Schwäbische Zeitung (Sigmaringen)
Die Fasnet findet ihren Weg
Am Auseligen gibt es in Kindergarten und Pflegeheim ein Programm.
SIGMARINGEN - Keine Umzüge, keine Zunftbälle und kein Bräuteln – die Narren haben es dieser Tage wahrlich nicht leicht. Aber da Not ja bekanntlich erfinderisch macht, müssen am Auseligen weder die Sigmaringer Kindergartenkinder noch die Bewohner des Sigmaringer Josefinenstifts auf närrisches Treiben verzichten.
Mit einem Korb und standesgemäßer Verkleidung besuchten Biggy Ressel und Nicole Diesch den Kindergarten Gorheimer Allee am späten Morgen. Sieben weitere Gruppen waren in weiteren Kindergärten unterwegs. Ihr Ziel: Den Kleinen wenigstens ein bisschen Fasnet ermöglichen. Dabei hatten sie einen Narrenbaum, den sie zuvor geschmückt hatten. Außerdem brachten sie sämtliche Häser der Sigmaringer Zünfte mit, stellten sie vor und erklärten die Hintergründe. Auch die Bräutlingsstange durfte natürlich nicht fehlen.
Die drei Notbetreuungsgruppen versammelten sich im Freien, dick eingepackt in warme Jacken, Mützen und Handschuhe und machten begeistert mit. Zuvor, erklärt eine Erzieherin, hatten die Kinder sich ausgiebig mit der Semmerenger Fasnet beschäftigt und fleißig gelernt. Das machte sich auch bemerkbar. Wenn Ressel fragte, welche Häser den Kleinen noch einfielen, riefen sie wild durcheinander und konnten die Kostüme auch hervorragend beschreiben. Selbst die Rufe der Zünfte hatten die Kleinen direkt lautstark parat.
Närrische Poesie gehört auch dazu und so hatten die Frauen ein Gedicht von Pastoralreferent Hermann Brodmann mitgebracht, in dem sie trotz Coronapandemie die Fasnet hochleben ließen. Den Kindern waren die Umstände auch zuwider. „Corona ist ein Spielverderber“, klagte ein Junge am Schluss des Besuchs der Zunftmitglieder, der mit Leckereien für den Nachwuchs endete.
Im Hof des Josefinenstifts sind am frühen Nachmittag die Bewohner und einige Zaungäste bereit für die Einlagen von Hermann Brodmann und Bezirkskantor Bruno Hamm. Mit Decken und Mützen ausgestattet blicken die Bewohner von den Balkonen und aus ihren Zimmern in den sonnigen Innenhof. Dort haben sich Brodmann und Hamm – mit genügend Abstand – an ihren Mikrofonen platziert und legen los. Während Brodmann singt, unterstützt ihn Bruno Hamm am Akkordeon. Auf den Balkonen ist leichtes Schunkeln zu erkennen, im Hof schwingt der eine oder die andere das Bein im Takt. So geht Fasnet während einer Pandemie.

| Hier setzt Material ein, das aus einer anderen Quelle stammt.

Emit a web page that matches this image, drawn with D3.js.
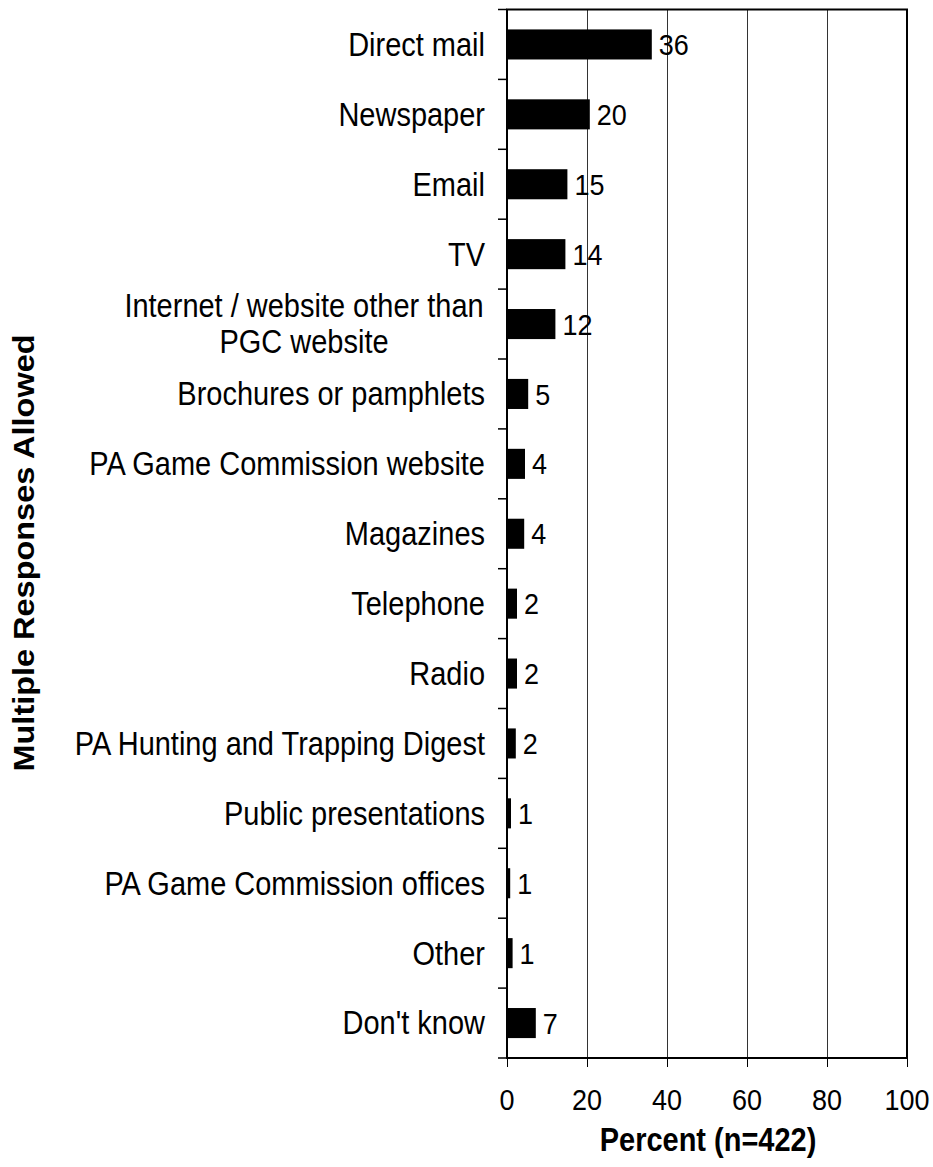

Vom Semmerenger Mädle geht’s zu einem Fasnets-Gedicht aus der Feder Brodmanns, anschließend wird wieder gesungen. Zwischendrin – wie soll es anders sein – ein „Nauf auf d’Stang“aus dem Hof, die Antwort der Gäste folgt prompt. Nach „Lustig ist das Zigeunerleben“stimmt Brodmann „Auf’m Wase graset d’Hase“an, es wird mit eingestimmt, vereinzelt geht auch mal ein Arm in die Höhe, geklatscht wird im Takt. Quasi
Schunkelstimmung. Zwischendurch erklärt Brodmann, was es mit Corona auf sich hat, seine Katze sei „schon genervt, da wir jeden Tag in ihrer Wohnung sind“. Er habe aber auch gehört, dass das mit den Masken ja ganz praktisch sei: „Dann kann man auch mal ohne Gebiss unterwegs sein“. Und weiter mit Musik und Gesang. Es geht um eine Bäuerin, die ihr Kätzle verloren hat und anschließend den Wald, in dem es geschneit hat. Das Publikum weiß Bescheid, es gibt Bravo-Rufe und Applaus.
Gegen Ende rezitiert Brodmann ein Gedicht von Dora Bilharz und kommt schlussendlich – natürlich in musikalischer Weise – zu der Frage: „Muss i denn zum Städtele hinaus“. Im Gegenteil. Nach der Fasnets-Einlage geht es für die Bewohner wieder nach drinnen. Denn dort warten Kaffee und Kuchen.
„Corona ist ein Spielverderber“, sagt eines der Kindergartenkinder beim Besuch der Zunftmitglieder.